EXERCISE PROMPT: Only the lines from the start of the data to the line containing "var tickIndex = [0, 17, 35, 52, 70, 87];", both included, should be output, exactly and without pictures.

SUPPLIED MATERIAL:
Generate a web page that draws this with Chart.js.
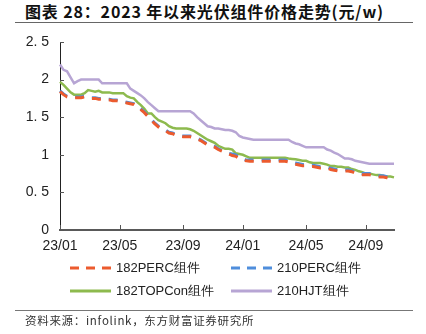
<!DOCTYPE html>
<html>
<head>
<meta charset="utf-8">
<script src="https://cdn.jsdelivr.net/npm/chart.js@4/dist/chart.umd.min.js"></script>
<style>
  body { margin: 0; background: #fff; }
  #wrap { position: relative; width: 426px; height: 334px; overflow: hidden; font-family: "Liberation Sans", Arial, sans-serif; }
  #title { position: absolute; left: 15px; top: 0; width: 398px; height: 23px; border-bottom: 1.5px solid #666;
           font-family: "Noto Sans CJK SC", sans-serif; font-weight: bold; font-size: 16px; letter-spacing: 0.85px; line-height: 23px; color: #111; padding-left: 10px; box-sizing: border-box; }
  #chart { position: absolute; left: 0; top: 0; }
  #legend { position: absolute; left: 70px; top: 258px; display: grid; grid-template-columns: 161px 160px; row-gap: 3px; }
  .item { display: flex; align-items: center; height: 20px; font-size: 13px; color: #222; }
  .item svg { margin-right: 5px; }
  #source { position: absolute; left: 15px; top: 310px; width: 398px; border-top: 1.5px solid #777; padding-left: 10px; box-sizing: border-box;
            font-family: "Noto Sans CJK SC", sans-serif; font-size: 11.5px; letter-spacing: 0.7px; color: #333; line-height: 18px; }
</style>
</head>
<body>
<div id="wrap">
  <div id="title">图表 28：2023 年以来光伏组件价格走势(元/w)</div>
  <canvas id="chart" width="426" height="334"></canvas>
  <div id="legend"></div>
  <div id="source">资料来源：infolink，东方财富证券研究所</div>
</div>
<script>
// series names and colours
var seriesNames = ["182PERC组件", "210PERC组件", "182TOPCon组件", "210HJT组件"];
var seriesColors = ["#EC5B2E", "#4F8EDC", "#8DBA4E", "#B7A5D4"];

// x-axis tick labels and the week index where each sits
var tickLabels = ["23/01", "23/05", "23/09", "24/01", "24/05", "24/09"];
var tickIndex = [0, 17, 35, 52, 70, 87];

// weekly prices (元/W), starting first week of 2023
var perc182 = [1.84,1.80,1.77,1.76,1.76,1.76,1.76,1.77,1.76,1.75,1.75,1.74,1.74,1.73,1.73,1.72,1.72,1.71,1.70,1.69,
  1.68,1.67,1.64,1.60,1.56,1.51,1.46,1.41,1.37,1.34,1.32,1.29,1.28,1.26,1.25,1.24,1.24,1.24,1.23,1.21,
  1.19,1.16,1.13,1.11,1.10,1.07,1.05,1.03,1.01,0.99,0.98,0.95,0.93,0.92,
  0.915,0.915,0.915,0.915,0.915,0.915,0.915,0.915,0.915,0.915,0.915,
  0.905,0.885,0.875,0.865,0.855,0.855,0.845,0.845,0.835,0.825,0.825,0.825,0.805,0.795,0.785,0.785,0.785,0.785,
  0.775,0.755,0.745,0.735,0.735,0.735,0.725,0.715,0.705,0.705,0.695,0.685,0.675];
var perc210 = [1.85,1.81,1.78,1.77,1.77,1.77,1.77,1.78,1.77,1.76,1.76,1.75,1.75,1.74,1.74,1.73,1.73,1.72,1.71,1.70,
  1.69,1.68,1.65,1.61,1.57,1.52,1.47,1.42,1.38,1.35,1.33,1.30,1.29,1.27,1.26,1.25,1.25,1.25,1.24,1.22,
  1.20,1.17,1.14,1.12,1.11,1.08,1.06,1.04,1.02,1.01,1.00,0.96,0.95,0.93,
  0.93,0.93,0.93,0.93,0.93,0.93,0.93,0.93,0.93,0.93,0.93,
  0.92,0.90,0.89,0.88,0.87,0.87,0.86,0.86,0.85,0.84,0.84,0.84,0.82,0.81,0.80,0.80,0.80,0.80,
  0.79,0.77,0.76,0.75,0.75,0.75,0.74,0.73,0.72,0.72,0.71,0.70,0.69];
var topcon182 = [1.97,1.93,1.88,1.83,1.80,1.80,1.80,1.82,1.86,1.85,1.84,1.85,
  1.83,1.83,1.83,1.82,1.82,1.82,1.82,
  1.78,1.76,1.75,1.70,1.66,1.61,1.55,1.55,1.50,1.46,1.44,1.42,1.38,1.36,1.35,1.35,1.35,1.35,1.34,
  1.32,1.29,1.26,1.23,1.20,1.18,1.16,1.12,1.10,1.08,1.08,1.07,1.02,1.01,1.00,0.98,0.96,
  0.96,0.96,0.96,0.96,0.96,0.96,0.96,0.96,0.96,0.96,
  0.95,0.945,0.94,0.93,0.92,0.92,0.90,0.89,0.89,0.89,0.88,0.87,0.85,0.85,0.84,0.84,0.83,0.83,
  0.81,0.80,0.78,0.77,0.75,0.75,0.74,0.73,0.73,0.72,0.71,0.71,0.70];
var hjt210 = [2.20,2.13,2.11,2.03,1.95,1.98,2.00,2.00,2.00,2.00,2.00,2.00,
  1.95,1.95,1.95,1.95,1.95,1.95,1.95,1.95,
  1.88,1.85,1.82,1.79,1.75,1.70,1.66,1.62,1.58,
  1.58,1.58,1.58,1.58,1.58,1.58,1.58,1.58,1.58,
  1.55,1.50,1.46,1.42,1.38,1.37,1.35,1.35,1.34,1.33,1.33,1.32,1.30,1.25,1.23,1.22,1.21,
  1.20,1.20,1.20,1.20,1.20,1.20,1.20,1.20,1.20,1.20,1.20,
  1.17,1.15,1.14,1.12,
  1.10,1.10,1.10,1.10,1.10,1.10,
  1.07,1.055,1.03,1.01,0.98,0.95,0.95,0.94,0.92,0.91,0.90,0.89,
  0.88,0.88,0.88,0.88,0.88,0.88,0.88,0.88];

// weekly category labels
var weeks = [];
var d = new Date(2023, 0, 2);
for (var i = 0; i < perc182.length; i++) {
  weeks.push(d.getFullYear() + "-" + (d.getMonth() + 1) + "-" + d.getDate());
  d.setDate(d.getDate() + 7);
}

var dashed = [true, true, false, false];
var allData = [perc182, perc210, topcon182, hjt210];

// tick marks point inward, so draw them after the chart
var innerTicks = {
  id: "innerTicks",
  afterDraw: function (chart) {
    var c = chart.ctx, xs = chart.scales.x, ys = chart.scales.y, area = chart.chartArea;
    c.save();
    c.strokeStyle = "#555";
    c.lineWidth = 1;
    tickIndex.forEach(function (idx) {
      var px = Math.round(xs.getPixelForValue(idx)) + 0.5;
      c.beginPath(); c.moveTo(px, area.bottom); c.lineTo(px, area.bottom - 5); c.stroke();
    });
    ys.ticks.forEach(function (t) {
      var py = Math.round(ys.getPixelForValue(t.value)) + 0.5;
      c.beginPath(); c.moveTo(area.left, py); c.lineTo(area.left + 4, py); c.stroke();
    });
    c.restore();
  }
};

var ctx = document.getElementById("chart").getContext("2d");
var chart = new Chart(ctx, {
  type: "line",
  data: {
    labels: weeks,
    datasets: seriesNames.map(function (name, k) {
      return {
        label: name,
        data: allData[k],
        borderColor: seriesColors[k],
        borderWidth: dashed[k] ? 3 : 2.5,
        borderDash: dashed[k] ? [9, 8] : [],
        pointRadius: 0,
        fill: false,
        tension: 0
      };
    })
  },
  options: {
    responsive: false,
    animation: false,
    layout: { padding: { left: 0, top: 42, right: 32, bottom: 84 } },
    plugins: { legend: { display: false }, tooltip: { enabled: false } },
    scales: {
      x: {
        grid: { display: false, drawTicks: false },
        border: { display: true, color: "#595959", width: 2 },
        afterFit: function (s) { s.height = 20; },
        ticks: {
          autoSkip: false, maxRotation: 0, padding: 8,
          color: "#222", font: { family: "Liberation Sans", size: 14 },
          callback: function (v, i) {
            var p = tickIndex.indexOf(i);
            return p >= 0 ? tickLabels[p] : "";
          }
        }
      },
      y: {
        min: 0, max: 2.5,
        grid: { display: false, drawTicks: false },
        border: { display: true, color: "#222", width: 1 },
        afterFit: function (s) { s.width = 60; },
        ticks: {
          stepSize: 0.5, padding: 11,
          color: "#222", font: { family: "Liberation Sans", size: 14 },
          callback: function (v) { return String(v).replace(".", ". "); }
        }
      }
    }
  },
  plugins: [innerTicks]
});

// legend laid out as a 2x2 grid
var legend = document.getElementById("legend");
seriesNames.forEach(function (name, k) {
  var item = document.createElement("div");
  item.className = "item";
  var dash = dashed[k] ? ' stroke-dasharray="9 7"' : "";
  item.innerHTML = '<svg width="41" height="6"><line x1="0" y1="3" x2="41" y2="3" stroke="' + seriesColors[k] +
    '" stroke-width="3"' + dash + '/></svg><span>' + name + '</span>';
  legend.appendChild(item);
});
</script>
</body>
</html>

WRITTEN SOLUTION:
Generate a web page that draws this with Chart.js.
<!DOCTYPE html>
<html>
<head>
<meta charset="utf-8">
<script src="https://cdn.jsdelivr.net/npm/chart.js@4/dist/chart.umd.min.js"></script>
<style>
  body { margin: 0; background: #fff; }
  #wrap { position: relative; width: 426px; height: 334px; overflow: hidden; font-family: "Liberation Sans", Arial, sans-serif; }
  #title { position: absolute; left: 15px; top: 0; width: 398px; height: 23px; border-bottom: 1.5px solid #666;
           font-family: "Noto Sans CJK SC", sans-serif; font-weight: bold; font-size: 16px; letter-spacing: 0.85px; line-height: 23px; color: #111; padding-left: 10px; box-sizing: border-box; }
  #chart { position: absolute; left: 0; top: 0; }
  #legend { position: absolute; left: 70px; top: 258px; display: grid; grid-template-columns: 161px 160px; row-gap: 3px; }
  .item { display: flex; align-items: center; height: 20px; font-size: 13px; color: #222; }
  .item svg { margin-right: 5px; }
  #source { position: absolute; left: 15px; top: 310px; width: 398px; border-top: 1.5px solid #777; padding-left: 10px; box-sizing: border-box;
            font-family: "Noto Sans CJK SC", sans-serif; font-size: 11.5px; letter-spacing: 0.7px; color: #333; line-height: 18px; }
</style>
</head>
<body>
<div id="wrap">
  <div id="title">图表 28：2023 年以来光伏组件价格走势(元/w)</div>
  <canvas id="chart" width="426" height="334"></canvas>
  <div id="legend"></div>
  <div id="source">资料来源：infolink，东方财富证券研究所</div>
</div>
<script>
// series names and colours
var seriesNames = ["182PERC组件", "210PERC组件", "182TOPCon组件", "210HJT组件"];
var seriesColors = ["#EC5B2E", "#4F8EDC", "#8DBA4E", "#B7A5D4"];

// x-axis tick labels and the week index where each sits
var tickLabels = ["23/01", "23/05", "23/09", "24/01", "24/05", "24/09"];
var tickIndex = [0, 17, 35, 52, 70, 87];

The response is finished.